Kristin gathers my hair in a ponytail with one hand, and asks me if I’m ready. I am. In just three quick snips, it’s done. She holds up the remains, a sad little remnant of the last two years of my life. Gone in just a few seconds. An offering of sorts, as I think about my experience with offerings in Bali. And the first word that pops into my head…
I had wavered back and forth for months, wanting a change but not willing to sacrifice my (self)beloved hair in order to achieve it. I actually had serious anxiety about whether or not I would be able to go through with this haircut when the day actually arrived. Like heart racing, making-a-major-life-decision anxiety.
I realize how crazy this sounds. I can hear what I imagine many people are thinking when reading about this. “Is she really describing a haircut as a life decision? It’s just hair. It grows back. Some people don’t have the luxury of deciding to lose some or any of their hair. This sounds like a ‘my diamond shoes are too tight’ problem. How shallow/ridiculous/insignificant”.
It’s not courageous, but it was for me. It’s not drastic, but it was for me. It’s not significant. But it was for me.
Because somewhere along the way, somewhere between New York and LA, between East Coast Katie and West Coast Katie, my hair became its own entity, my security blanket, my identity. The first thing that most people noticed when meeting me. The thing I could hide behind. The first thing people referred to when talking about me, that girl with the Drybar addiction. Not my smile, not my ideas, but this blown-out & highlighted-into-submission-by-professionals, bears-no-resemblance-to-its-natural-state hair. I was hiding behind something that wasn’t even real.
When did this become my identity? Why was I so happy to go along with it? And when did I realize that it wasn’t enough?
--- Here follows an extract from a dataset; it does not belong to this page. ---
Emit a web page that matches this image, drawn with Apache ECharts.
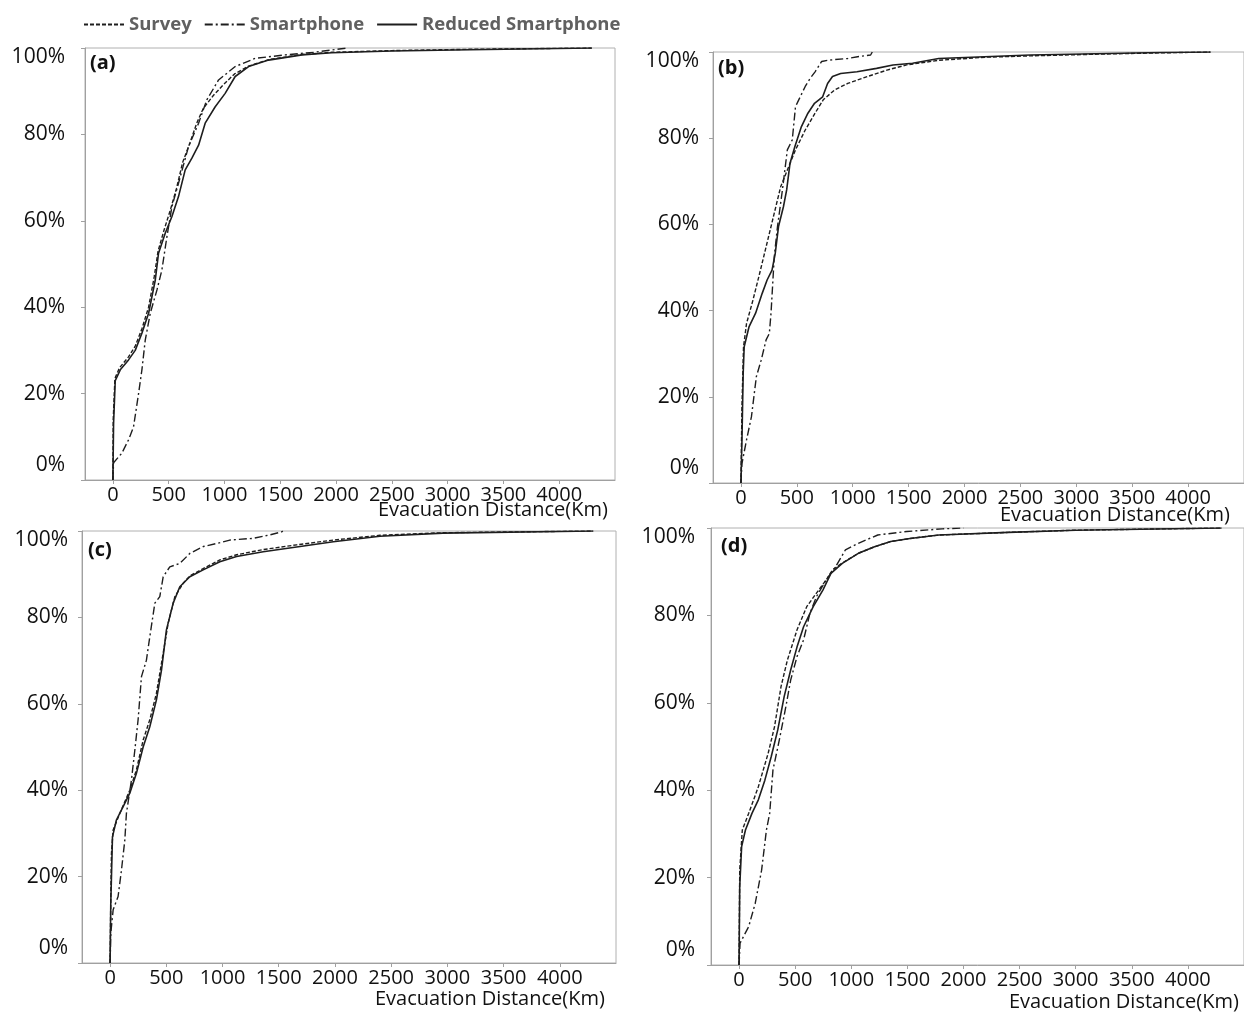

Was it somewhere in Croatia, where staying cool in the ocean was more important than looking cool on the shore? In Ojai, where showers were a luxury and spending even 10 minutes on your hair was 10 minutes you missed getting to know someone amazing? In Bali, where hair styling was a logistical impossibility? Or did it actually happen in LA, this realization that I wanted more?
I walked in front of a mirror after I was fully coiffed and did a double take. I said “OH!” out loud. I was startled to find that I wasn’t surprised at my reflection because it looked different. I was surprised because I felt like I caught a glimpse of ME. The me I was before the hair vanity took over. The me who cared more about making people feel good than trying so hard to look good. The me I want to be now.
And hey, I’m certainly not giving up all vanity–I obviously didn’t hack off my own hair, or trust Supercuts to take off seven inches. I am thrilled to love the way that it looks now (thank you Kristin!!!). I can still be Drybar’s #1 fan. I think it’s awesome how a good hair day can equal a good day. I’m just aiming to get to the place where a bad hair day doesn’t mean a bad DAY. Where hair is a sidebar instead of the point.
I took a before photo of my hair, a remembrance of what it had been. But I didn’t take an after photo. Because today, right now, it’s not just about the hair.
It IS just hair. It WILL grow back. And I’ll be working on a more important legacy while it does.